■ **The request**: Repeat all the material exactly; pictures stay out of your copy.

■ **Provided data**:
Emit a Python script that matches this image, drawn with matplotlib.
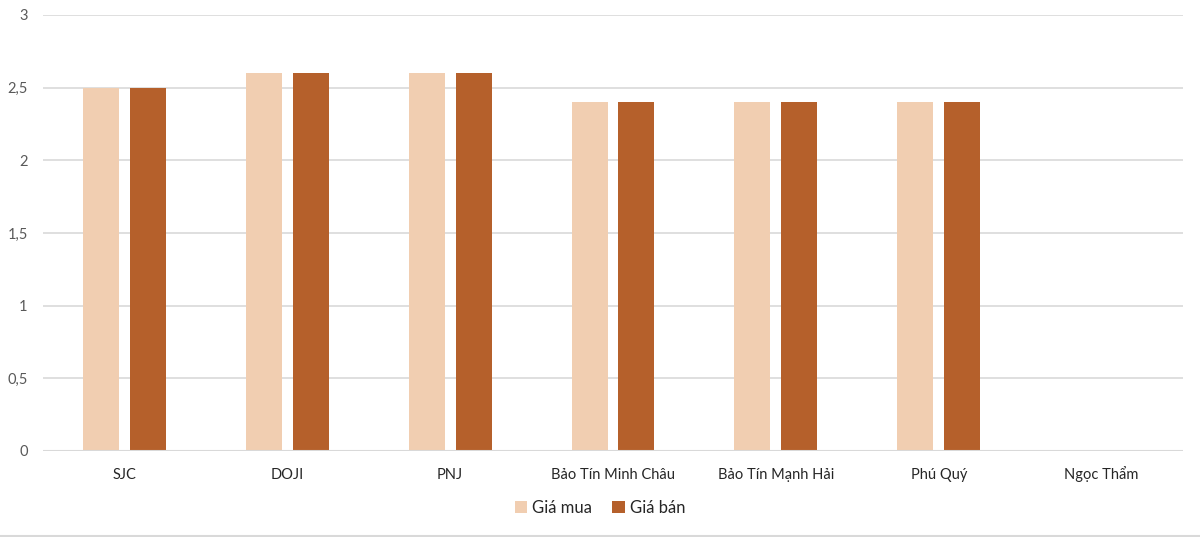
import matplotlib.pyplot as plt
import numpy as np
from matplotlib.lines import Line2D

categories = ["SJC", "DOJI", "PNJ", "Bảo Tín Minh Châu", "Bảo Tín Mạnh Hải", "Phú Quý", "Ngọc Thẩm"]
gia_mua = [2.5, 2.6, 2.6, 2.4, 2.4, 2.4, 0]
gia_ban = [2.5, 2.6, 2.6, 2.4, 2.4, 2.4, 0]
yticks = [0, 0.5, 1, 1.5, 2, 2.5, 3]
ytick_labels = ["0", "0,5", "1", "1,5", "2", "2,5", "3"]

light = "#F1CEB1"
dark = "#B5602B"
grid_color = "#D9D9D9"

plt.rcParams['font.family'] = ['Lato', 'DejaVu Sans']

fig = plt.figure(figsize=(12, 5.37), dpi=100)
ax = fig.add_axes([43 / 1200, 1 - 451 / 537, 1140 / 1200, 436 / 537])

x = np.arange(len(categories))
w = 0.221
off = 0.144
ax.bar(x - off, gia_mua, w, color=light, label="Giá mua", zorder=3)
ax.bar(x + off, gia_ban, w, color=dark, label="Giá bán", zorder=3)

ax.set_xlim(-0.5, len(categories) - 0.5)
ax.set_ylim(0, 3)
ax.set_yticks(yticks)
ax.set_yticklabels(ytick_labels, color="#595959", fontsize=10.5)
ax.set_xticks(x)
ax.set_xticklabels(categories, color="#262626", fontsize=10.5, va='baseline')
ax.tick_params(axis='both', length=0)
ax.tick_params(axis='y', pad=11)
ax.tick_params(axis='x', pad=20)
ax.grid(axis='y', color=grid_color, linewidth=1.2, zorder=0)
for spine in ax.spines.values():
    spine.set_visible(False)
ax.axhline(0, color=grid_color, linewidth=1.5, zorder=4)

ax.legend(loc='center', bbox_to_anchor=(0.5, 1 - 508 / 537), bbox_transform=fig.transFigure,
          ncol=2, frameon=False, fontsize=12, handlelength=0.75, handleheight=0.75,
          handletextpad=0.3, columnspacing=1.2, labelcolor="#262626")

fig.add_artist(Line2D([0, 1], [1 - 536 / 537] * 2, color=grid_color, linewidth=1.5,
                      transform=fig.transFigure))

fig.savefig("out.png", dpi=100)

■ **Solution to this problem**:
Emit a Python script that matches this image, drawn with matplotlib.
import matplotlib.pyplot as plt
import numpy as np
from matplotlib.lines import Line2D

categories = ["SJC", "DOJI", "PNJ", "Bảo Tín Minh Châu", "Bảo Tín Mạnh Hải", "Phú Quý", "Ngọc Thẩm"]
gia_mua = [2.5, 2.6, 2.6, 2.4, 2.4, 2.4, 0]
gia_ban = [2.5, 2.6, 2.6, 2.4, 2.4, 2.4, 0]
yticks = [0, 0.5, 1, 1.5, 2, 2.5, 3]
ytick_labels = ["0", "0,5", "1", "1,5", "2", "2,5", "3"]

light = "#F1CEB1"
dark = "#B5602B"
grid_color = "#D9D9D9"

plt.rcParams['font.family'] = ['Lato', 'DejaVu Sans']

fig = plt.figure(figsize=(12, 5.37), dpi=100)
ax = fig.add_axes([43 / 1200, 1 - 451 / 537, 1140 / 1200, 436 / 537])

x = np.arange(len(categories))
w = 0.221
off = 0.144
ax.bar(x - off, gia_mua, w, color=light, label="Giá mua", zorder=3)
ax.bar(x + off, gia_ban, w, color=dark, label="Giá bán", zorder=3)

ax.set_xlim(-0.5, len(categories) - 0.5)
ax.set_ylim(0, 3)
ax.set_yticks(yticks)
ax.set_yticklabels(ytick_labels, color="#595959", fontsize=10.5)
ax.set_xticks(x)
ax.set_xticklabels(categories, color="#262626", fontsize=10.5, va='baseline')
ax.tick_params(axis='both', length=0)
ax.tick_params(axis='y', pad=11)
ax.tick_params(axis='x', pad=20)
ax.grid(axis='y', color=grid_color, linewidth=1.2, zorder=0)
for spine in ax.spines.values():
    spine.set_visible(False)
ax.axhline(0, color=grid_color, linewidth=1.5, zorder=4)

ax.legend(loc='center', bbox_to_anchor=(0.5, 1 - 508 / 537), bbox_transform=fig.transFigure,
          ncol=2, frameon=False, fontsize=12, handlelength=0.75, handleheight=0.75,
          handletextpad=0.3, columnspacing=1.2, labelcolor="#262626")

fig.add_artist(Line2D([0, 1], [1 - 536 / 537] * 2, color=grid_color, linewidth=1.5,
                      transform=fig.transFigure))

fig.savefig("out.png", dpi=100)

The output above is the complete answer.